Starting with the first line and ending with the line that holds "0.225, 0.284, 0.210]", repeat the material exactly.

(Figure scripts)
====
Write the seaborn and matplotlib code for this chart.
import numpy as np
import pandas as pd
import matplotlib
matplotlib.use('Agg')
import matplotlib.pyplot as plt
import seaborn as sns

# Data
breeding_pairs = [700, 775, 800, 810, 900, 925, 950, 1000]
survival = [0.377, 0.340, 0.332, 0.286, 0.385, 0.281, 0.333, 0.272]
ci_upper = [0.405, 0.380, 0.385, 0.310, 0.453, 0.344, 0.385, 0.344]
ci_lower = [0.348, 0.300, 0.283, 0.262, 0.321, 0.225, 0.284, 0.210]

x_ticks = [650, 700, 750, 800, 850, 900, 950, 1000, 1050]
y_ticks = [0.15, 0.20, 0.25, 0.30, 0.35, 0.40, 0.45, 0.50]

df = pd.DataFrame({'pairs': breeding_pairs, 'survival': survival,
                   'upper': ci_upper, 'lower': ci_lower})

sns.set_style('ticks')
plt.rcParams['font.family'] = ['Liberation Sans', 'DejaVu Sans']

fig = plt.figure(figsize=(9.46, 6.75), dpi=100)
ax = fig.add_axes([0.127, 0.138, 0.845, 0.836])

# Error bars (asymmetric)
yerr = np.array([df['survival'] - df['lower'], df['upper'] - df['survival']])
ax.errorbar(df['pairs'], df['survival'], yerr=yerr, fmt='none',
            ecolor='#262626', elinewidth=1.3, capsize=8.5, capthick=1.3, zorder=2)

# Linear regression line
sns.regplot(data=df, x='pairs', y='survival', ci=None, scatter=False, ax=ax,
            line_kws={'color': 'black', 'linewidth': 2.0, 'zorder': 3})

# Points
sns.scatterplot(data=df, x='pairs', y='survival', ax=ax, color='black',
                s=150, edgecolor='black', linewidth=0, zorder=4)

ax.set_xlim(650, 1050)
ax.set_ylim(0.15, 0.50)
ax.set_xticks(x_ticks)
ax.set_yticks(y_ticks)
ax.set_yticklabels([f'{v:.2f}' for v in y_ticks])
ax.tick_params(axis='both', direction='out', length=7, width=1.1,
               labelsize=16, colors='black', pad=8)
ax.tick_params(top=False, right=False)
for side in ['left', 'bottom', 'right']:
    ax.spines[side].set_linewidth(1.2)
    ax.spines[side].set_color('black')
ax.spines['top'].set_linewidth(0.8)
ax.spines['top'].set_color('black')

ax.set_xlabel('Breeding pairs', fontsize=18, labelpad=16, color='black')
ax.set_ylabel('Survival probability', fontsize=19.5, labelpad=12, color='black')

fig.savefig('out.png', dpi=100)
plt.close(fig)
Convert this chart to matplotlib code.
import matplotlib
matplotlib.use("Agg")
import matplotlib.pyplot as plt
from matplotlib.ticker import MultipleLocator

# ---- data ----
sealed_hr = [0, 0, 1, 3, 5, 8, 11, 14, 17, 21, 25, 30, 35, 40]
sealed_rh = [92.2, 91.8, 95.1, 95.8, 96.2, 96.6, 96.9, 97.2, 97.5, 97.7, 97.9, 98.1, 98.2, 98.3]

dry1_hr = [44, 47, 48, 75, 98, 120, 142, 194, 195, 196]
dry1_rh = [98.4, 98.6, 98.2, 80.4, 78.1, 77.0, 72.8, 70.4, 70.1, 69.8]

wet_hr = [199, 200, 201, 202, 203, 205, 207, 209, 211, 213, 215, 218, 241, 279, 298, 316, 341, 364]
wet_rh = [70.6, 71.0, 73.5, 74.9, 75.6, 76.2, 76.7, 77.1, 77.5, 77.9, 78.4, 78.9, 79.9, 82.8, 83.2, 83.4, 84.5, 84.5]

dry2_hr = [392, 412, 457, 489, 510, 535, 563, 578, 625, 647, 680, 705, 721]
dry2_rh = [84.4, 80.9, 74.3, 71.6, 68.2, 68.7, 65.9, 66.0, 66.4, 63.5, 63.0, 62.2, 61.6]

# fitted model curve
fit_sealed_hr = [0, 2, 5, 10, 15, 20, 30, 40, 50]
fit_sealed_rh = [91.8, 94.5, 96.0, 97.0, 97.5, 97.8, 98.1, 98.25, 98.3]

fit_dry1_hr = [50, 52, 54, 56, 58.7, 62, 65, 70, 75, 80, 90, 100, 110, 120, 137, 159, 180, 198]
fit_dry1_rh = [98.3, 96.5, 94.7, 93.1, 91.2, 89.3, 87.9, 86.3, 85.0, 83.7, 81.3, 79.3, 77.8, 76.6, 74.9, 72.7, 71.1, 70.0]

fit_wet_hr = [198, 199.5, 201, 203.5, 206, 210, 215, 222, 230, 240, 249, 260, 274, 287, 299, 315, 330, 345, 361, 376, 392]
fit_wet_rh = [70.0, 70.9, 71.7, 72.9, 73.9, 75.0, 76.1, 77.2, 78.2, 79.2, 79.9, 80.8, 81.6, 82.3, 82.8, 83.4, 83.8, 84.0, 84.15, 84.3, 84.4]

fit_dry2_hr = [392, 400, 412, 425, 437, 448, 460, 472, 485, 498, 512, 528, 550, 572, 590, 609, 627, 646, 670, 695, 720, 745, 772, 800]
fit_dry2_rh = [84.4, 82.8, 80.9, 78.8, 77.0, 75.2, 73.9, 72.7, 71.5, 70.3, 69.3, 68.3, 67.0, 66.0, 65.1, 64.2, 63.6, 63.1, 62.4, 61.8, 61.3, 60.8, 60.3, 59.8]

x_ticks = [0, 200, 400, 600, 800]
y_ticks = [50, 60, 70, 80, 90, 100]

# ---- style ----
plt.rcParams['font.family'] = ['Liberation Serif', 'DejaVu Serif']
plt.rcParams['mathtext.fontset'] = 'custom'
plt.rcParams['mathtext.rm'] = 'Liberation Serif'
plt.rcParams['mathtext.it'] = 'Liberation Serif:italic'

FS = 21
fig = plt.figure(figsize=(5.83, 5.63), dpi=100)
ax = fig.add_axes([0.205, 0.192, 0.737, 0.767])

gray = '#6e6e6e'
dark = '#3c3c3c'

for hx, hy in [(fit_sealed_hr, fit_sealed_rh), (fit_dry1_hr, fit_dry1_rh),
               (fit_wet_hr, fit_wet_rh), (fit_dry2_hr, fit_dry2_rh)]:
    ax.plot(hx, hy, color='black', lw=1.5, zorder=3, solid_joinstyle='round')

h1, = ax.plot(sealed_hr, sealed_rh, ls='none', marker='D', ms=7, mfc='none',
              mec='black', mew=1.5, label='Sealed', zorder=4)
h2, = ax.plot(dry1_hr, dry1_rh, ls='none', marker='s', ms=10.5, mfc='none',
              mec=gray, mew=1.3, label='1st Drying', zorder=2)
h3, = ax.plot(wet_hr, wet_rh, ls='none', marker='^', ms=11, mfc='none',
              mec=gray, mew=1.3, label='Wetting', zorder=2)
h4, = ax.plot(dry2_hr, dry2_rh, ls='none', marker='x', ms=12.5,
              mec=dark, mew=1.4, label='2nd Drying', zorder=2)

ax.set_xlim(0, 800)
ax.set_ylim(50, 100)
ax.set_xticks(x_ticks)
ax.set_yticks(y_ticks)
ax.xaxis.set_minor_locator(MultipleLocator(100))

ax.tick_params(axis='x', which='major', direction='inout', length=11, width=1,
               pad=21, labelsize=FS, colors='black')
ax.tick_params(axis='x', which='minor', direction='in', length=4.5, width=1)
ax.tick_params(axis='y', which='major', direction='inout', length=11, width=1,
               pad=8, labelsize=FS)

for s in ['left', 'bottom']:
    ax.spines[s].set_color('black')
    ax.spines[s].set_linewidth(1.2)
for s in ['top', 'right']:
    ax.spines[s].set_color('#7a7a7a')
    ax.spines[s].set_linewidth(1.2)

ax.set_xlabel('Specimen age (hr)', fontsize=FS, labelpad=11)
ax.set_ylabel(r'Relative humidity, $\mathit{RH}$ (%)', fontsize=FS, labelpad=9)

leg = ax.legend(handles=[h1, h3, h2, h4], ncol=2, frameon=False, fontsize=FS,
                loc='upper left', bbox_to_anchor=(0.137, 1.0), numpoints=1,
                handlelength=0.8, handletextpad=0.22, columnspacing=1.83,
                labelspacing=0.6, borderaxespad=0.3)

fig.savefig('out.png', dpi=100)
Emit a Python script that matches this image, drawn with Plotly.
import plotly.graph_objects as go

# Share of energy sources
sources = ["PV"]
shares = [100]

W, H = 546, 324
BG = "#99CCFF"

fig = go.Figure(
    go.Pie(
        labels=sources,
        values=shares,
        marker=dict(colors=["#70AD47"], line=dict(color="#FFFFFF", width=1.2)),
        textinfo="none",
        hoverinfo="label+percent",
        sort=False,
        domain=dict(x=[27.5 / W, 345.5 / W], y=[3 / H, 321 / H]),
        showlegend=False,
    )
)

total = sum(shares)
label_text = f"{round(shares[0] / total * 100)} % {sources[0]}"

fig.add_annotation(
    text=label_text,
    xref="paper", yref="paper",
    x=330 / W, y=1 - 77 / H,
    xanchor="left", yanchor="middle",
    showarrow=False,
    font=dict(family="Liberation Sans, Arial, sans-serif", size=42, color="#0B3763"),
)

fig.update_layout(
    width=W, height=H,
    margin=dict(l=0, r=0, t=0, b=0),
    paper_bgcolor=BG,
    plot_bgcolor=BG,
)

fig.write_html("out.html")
====
> [RESULT OF THIS EXERCISE]
Write the seaborn and matplotlib code for this chart.
import numpy as np
import pandas as pd
import matplotlib
matplotlib.use('Agg')
import matplotlib.pyplot as plt
import seaborn as sns

# Data
breeding_pairs = [700, 775, 800, 810, 900, 925, 950, 1000]
survival = [0.377, 0.340, 0.332, 0.286, 0.385, 0.281, 0.333, 0.272]
ci_upper = [0.405, 0.380, 0.385, 0.310, 0.453, 0.344, 0.385, 0.344]
ci_lower = [0.348, 0.300, 0.283, 0.262, 0.321, 0.225, 0.284, 0.210]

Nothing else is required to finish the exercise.